Raglan is best known for its surf and about five kilometers from the little town is a series of surf breaks, of which three of these are world-class point breaks.

Vortex Bay is a soft peak east of the boat ramp that sometimes breaks on low tide, when the swell is too large for the main three points.

Manu Bay (also known as The Point) is a world famous surfing site as it was brought to international attention in 1966 when it was featured in the movie ‘Endless Summer’.  Manu Bay also featured in another movie in 2010, ‘Last Paradise’.  Breaking over a boulder bottom for a distance of about 300m; this long, consistent left hand point break ranges from 2ft to 8ft and has alternate hollow and wall sections, occasional barrels and is usually about two-thirds the size of Indicators.

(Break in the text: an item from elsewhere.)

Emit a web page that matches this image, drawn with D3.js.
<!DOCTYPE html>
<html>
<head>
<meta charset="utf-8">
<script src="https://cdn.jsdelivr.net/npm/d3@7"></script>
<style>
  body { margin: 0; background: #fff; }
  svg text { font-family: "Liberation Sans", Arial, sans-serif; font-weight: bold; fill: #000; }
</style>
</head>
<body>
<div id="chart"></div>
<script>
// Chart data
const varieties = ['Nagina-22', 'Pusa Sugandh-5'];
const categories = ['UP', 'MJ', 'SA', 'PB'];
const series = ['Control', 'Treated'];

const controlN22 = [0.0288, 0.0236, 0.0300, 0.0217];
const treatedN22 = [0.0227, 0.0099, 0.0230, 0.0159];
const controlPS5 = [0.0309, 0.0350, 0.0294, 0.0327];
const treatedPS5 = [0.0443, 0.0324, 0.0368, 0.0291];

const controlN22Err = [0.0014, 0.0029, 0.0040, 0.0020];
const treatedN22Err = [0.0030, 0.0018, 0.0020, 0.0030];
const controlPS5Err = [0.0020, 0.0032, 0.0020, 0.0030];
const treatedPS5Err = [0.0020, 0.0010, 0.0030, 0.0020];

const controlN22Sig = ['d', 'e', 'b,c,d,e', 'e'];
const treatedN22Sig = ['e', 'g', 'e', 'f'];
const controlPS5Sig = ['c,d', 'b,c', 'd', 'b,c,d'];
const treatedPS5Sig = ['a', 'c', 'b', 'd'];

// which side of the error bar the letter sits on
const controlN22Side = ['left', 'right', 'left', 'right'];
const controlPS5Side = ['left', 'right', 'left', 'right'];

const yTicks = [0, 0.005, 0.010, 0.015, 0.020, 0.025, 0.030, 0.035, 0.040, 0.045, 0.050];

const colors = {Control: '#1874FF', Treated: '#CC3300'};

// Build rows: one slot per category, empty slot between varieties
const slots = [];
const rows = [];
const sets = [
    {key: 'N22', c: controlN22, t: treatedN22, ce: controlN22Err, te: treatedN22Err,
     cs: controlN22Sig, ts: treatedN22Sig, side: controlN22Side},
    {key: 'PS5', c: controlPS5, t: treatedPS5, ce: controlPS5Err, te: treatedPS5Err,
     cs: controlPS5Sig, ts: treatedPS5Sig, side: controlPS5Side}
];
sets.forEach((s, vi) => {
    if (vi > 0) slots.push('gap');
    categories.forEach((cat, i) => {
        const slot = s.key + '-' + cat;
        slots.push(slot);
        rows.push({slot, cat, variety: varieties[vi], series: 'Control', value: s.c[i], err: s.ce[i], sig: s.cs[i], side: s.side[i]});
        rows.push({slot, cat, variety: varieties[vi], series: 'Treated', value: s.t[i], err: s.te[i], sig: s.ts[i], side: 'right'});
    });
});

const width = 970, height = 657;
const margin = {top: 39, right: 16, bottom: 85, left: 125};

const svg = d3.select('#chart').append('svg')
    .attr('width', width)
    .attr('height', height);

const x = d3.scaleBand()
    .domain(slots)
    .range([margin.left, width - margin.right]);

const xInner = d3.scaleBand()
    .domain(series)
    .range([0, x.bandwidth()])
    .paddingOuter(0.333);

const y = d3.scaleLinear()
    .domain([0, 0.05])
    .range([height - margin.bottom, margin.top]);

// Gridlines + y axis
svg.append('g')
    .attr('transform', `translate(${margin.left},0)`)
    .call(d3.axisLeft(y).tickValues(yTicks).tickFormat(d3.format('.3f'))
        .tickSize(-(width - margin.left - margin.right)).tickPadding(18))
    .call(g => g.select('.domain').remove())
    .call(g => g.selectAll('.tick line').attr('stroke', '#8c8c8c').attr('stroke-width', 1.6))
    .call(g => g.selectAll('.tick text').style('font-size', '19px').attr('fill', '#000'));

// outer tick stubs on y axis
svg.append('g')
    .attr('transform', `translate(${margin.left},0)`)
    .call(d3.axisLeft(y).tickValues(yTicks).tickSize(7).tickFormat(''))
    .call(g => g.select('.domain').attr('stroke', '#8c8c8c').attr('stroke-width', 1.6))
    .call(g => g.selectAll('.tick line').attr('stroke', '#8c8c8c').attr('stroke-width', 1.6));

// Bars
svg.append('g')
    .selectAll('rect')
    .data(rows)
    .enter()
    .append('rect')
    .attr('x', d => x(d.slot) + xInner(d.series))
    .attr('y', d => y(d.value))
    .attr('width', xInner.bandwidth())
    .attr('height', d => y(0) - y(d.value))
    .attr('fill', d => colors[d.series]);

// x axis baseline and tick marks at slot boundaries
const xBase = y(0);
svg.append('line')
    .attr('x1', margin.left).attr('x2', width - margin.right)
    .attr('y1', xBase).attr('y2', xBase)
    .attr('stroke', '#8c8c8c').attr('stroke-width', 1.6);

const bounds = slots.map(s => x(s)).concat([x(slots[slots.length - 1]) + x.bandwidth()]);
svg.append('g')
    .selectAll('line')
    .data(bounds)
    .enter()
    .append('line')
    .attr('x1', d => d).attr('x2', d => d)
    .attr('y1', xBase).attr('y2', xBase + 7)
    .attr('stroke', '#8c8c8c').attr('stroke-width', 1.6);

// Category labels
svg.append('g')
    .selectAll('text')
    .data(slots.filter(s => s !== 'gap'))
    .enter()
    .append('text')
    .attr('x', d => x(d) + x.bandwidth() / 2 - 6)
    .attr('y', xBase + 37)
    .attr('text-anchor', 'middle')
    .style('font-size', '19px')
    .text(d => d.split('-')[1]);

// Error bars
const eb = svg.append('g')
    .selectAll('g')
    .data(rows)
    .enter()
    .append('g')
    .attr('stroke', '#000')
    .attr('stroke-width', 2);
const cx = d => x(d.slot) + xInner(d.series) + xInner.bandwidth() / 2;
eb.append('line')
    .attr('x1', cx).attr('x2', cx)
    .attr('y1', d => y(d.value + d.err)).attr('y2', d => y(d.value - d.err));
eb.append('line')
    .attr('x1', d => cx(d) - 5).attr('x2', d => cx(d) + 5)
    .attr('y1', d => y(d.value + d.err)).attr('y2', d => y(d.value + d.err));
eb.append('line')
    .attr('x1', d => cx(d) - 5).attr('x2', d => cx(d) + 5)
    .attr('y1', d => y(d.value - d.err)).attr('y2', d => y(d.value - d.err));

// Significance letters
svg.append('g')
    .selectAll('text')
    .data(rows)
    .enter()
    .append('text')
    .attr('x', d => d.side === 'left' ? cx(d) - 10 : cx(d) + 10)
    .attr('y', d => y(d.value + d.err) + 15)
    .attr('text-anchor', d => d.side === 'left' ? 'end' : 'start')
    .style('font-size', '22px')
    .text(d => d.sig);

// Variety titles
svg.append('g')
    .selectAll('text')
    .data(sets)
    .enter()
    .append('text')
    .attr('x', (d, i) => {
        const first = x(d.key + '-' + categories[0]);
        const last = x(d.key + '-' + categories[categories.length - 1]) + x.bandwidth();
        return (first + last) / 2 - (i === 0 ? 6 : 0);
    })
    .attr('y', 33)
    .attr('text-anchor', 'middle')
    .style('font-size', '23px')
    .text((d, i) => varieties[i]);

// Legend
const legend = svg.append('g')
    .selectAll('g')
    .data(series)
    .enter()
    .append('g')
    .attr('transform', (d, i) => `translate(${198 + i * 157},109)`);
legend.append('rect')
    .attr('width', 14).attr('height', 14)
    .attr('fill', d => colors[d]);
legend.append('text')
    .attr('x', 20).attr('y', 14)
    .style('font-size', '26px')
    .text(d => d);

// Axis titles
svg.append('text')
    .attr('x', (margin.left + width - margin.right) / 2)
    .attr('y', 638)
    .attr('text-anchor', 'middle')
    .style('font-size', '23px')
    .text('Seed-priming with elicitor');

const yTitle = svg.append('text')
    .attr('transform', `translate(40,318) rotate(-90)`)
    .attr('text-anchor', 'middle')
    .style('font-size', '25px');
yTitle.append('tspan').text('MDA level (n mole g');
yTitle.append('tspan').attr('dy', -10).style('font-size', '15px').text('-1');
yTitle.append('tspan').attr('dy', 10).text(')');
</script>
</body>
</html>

Whale Bay is a left hand point break that has two sections; an inside hollow section up to about 4ft that breaks very close to the rocks, and an outside, slower section from 4ft up. Breaks range up to 200m in length, from about 2ft to 6ft+.

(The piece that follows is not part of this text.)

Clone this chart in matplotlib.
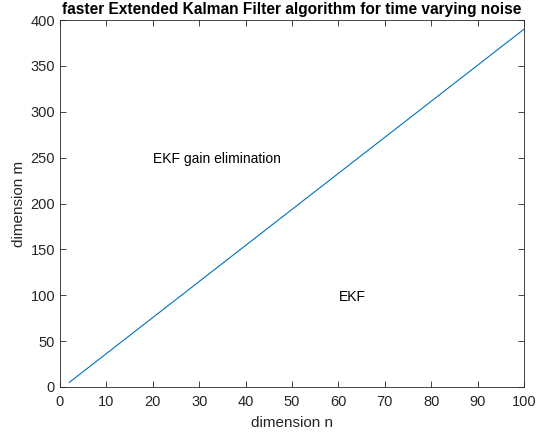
import numpy as np
import matplotlib.pyplot as plt

plt.rcParams['font.family'] = ['Liberation Sans', 'DejaVu Sans']

# boundary between the two regions
n = [2, 100]
m = [5, 390]

x_ticks = list(range(0, 101, 10))
y_ticks = list(range(0, 401, 50))

fig = plt.figure(figsize=(5.37, 4.34), dpi=100)
ax = fig.add_axes([0.1117, 0.1083, 0.8641, 0.8456])

ax.plot(n, m, color='#0072BD', linewidth=0.8)
ax.text(20, 248, 'EKF gain elimination', fontsize=10, va='center', ha='left')
ax.text(60, 98, 'EKF', fontsize=10, va='center', ha='left')

ax.set_xlim(0, 100)
ax.set_ylim(0, 400)
ax.set_xticks(x_ticks)
ax.set_yticks(y_ticks)
ax.tick_params(direction='in', top=True, right=True, labelsize=10.5,
               colors='#262626', length=4, width=0.6)
ax.tick_params(axis='x', pad=6)
for s in ax.spines.values():
    s.set_color('#262626')
    s.set_linewidth(0.6)

ax.set_xlabel('dimension n', fontsize=11, color='#262626', labelpad=5)
ax.set_ylabel('dimension m', fontsize=11, color='#262626', labelpad=3)
ax.set_title('faster Extended Kalman Filter algorithm for time varying noise',
             fontsize=11.2, fontweight='bold', pad=4)

fig.savefig('out.png', dpi=100)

There is a rumour that Whale Bay can link up with Manu Bay, but only on very large swells.  This would make a potential ride of up to 2 km from the top of Indicators to Manu Bay, which locals say has only ever been achieved once!

Indicators is another left hand point break that picks up a lot of swell and is very consistent, breaking for up to 600m and ranging from 2ft to 10ft+. It is a long-walled, fast wave with barrels, particularly on the low tide when it gets very shallow. On mega-sized swells, waves can link up with Whale Bay.

After checking out the crowded surf at Manu Bay, we drove to the next surf break, Whale Bay.  This was also crowded, but not nearly as bad and Indicators looked good.

Indicators
So the guys changed into their wetsuits, grabbed their boards and we made our way along the path and rocky shore towards Indicators.  Heading outI found a fairly sheltered spot on the rocks and made myself as comfortable as could be, so that I could sit and take photos of the guys surfing.  The air was still chilly and once I’d lost sight of them in the distance (there were too many silhouetted surfers in the water to try make out who was who) I gave up and headed back to the warmth of the car, as by then, my hands and feet had gone numb with cold!

Paddling out First wave of the day

The guys surfed for about an hour and a half at Indicators before we headed back to Manu Bay to see if some of the madness had died down.  This time there were no vacant parking bays and we ended up in the gravel parking lot on top of the hill overlooking the break, which turned out to be the perfect spot to sit and have a snack while watching the locals surfing.

In an attempt to warm up a little before the second surf of the day, we drove back to the little town of Raglan and did some exploring.

Harbour mouth
Raglan Harbour was originally known as Whaingaroa (long inlet), but has since taken the name of the small town of Raglan on its southern shore.  The harbour covers 35 km2, has 220 km of coastline and a catchment area covering 525 km2.  It runs 12 km inland from the entrance and for the most part is less than 2 km wide.  The port, which shelters fishing boats and handles some coastal shipping, is small, mainly because a sand bar blocks the harbour entrance.  To the south of this entrance, rises the extinct volcano, Karioi.

Raglan Harbour

We headed back to Whale Bay and the guys paddled out at Indicators for their last surf, before the long drive back to Auckland.  The weather didn’t play along and it never reached the predicted warm, sunny 17°C.  The sun remained hidden behind an overcast sky and true to Murphy’s Law, there was even a sudden downpour, but the rain cleared up after about 15 minutes; the clouds began to part and the sun finally came out as we were packing up to leave!

Even if the weather wasn’t so great, it was a fun day-trip;  I managed to get a few nice photos and the guys finally got to surf “Raglan”, so the long drive was definitely worth it!